Of course, if I had chosen paper tape, I could still read my data, whereas I doubt of I can still read any of those old cassettes.
Today, I came across an old paper tape punch/reader mechanism that has been sitting in my computer museum for almost 20 years. (It's probably twice as old as that.) I don't remember where it came from of what computer I would have salvaged it from. My best guess is that it may have come from a Teletype terminal similar to a Model 35ASR, but I really do not know.

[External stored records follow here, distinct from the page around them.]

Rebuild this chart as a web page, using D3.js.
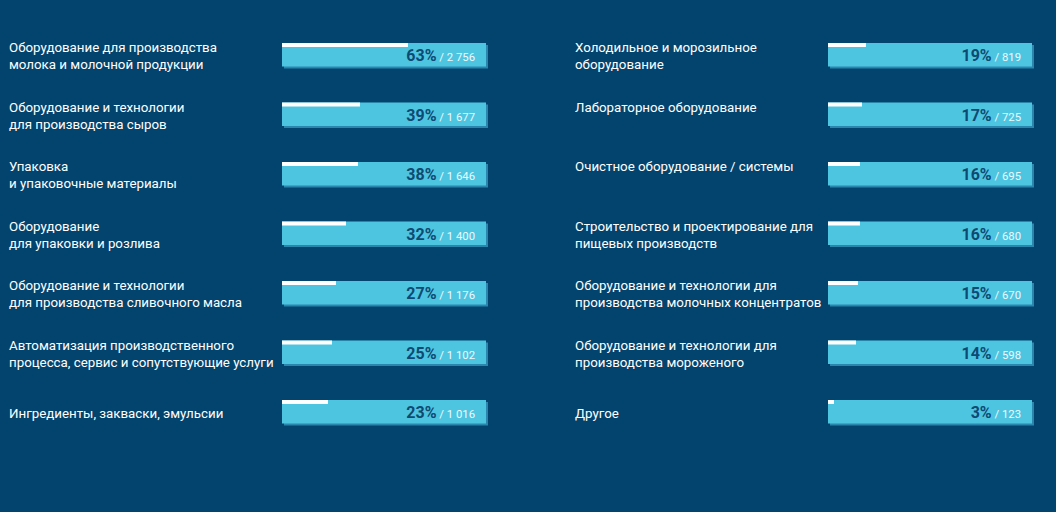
<!DOCTYPE html>
<html><head><meta charset="utf-8">
<script src="https://cdn.jsdelivr.net/npm/d3@7"></script>
<style>
html,body{margin:0;padding:0;background:#03446e;}
svg{display:block;font-family:Roboto,"Noto Sans",sans-serif;}
</style></head><body>
<svg id="c" width="1056" height="512"></svg>
<script>
const leftLabels = [
  "Оборудование для производства\nмолока и молочной продукции",
  "Оборудование и технологии\nдля производства сыров",
  "Упаковка\nи упаковочные материалы",
  "Оборудование\nдля упаковки и розлива",
  "Оборудование и технологии\nдля производства сливочного масла",
  "Автоматизация производственного\nпроцесса, сервис и сопутствующие услуги",
  "Ингредиенты, закваски, эмульсии"
];
const leftPct = [63, 39, 38, 32, 27, 25, 23];
const leftCount = ["2 756", "1 677", "1 646", "1 400", "1 176", "1 102", "1 016"];

const rightLabels = [
  "Холодильное и морозильное\nоборудование",
  "Лабораторное оборудование\n",
  "Очистное оборудование / системы\n",
  "Строительство и проектирование для\nпищевых производств",
  "Оборудование и технологии для\nпроизводства молочных концентратов",
  "Оборудование и технологии для\nпроизводства мороженого",
  "Другое"
];
const rightPct = [19, 17, 16, 16, 15, 14, 3];
const rightCount = ["819", "725", "695", "680", "670", "598", "123"];

const svg = d3.select("#c");
const rows = d3.range(7);
const y = d3.scalePoint().domain(rows).range([43, 400]);
const bh = 23.5;
const barW = 204;
const x = d3.scaleLinear().domain([0, 100]).range([0, 200]);

function column(labels, pct, counts, labelX, barX) {
  const g = svg.append("g");
  const row = g.selectAll("g.row").data(rows).join("g").attr("class","row")
    .attr("transform", i => `translate(0,${y(i)})`);
  row.each(function(i){
    const lines = labels[i].split("\n");
    const lh = 17;
    const cy = bh/2 - (lines.length-1)*lh/2;
    const t = d3.select(this).append("text")
      .attr("x", labelX).attr("fill", "#ffffff").attr("font-size", 13.3);
    lines.forEach((ln, k) => {
      t.append("tspan").attr("x", labelX).attr("y", cy + k*lh + 6.2).text(ln);
    });
  });
  row.append("rect").attr("x", barX+2).attr("y", 2).attr("width", barW).attr("height", bh).attr("fill", "#2a86ad");
  row.append("rect").attr("x", barX).attr("y", 0).attr("width", barW).attr("height", bh).attr("fill", "#4dc5e1");
  row.append("rect").attr("x", barX).attr("y", 0).attr("width", i => x(pct[i])).attr("height", 4).attr("fill", "#ffffff");
  const t = row.append("text").attr("x", barX + barW - 11).attr("y", 18).attr("text-anchor", "end");
  t.append("tspan").attr("font-weight", "bold").attr("font-size", 16).attr("fill", "#0f4a72").text(i => pct[i] + "%");
  t.append("tspan").attr("font-size", 11.3).attr("fill", "#eef9fc").text(i => " / " + counts[i]);
}
column(leftLabels, leftPct, leftCount, 9, 282);
column(rightLabels, rightPct, rightCount, 575, 828);
</script>
</body></html>
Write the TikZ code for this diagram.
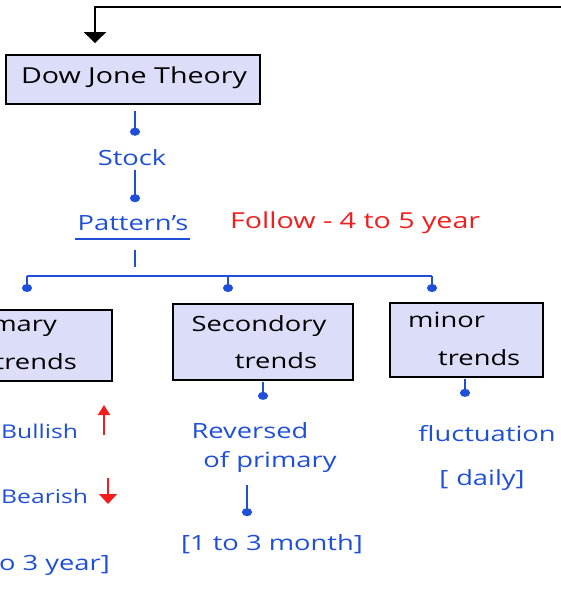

I'd like to get this working again as an I/O device, but first I will need to reverse engineer the wiring and build an interface controller for it. While I love the challenge of reverse engineering, the task much simpler if I could identify the unit and find a schematic or manual for it. I've decided to blog about this in the hopes that someday someone will Google for Teletype or Paper Tape Punch/Reader or perhaps even a DEC PDP-11 Paper Tape Interface.
Can you help me identify this mechanism?
If you can identify this mechanism and/or provide links to any resources that might help me, that would be great. I'm starting to scour the vintage computer forums as well. I'm sure someone out there has already built an interface to allow you to punch or read paper tape with a modern PC using a parallel port.
Update: After watching some YouTube videos of a Teletype terminal, I've concluded that this mechanism did not come from one of those, It may have been from a stand-alone paper tape punch/reader device.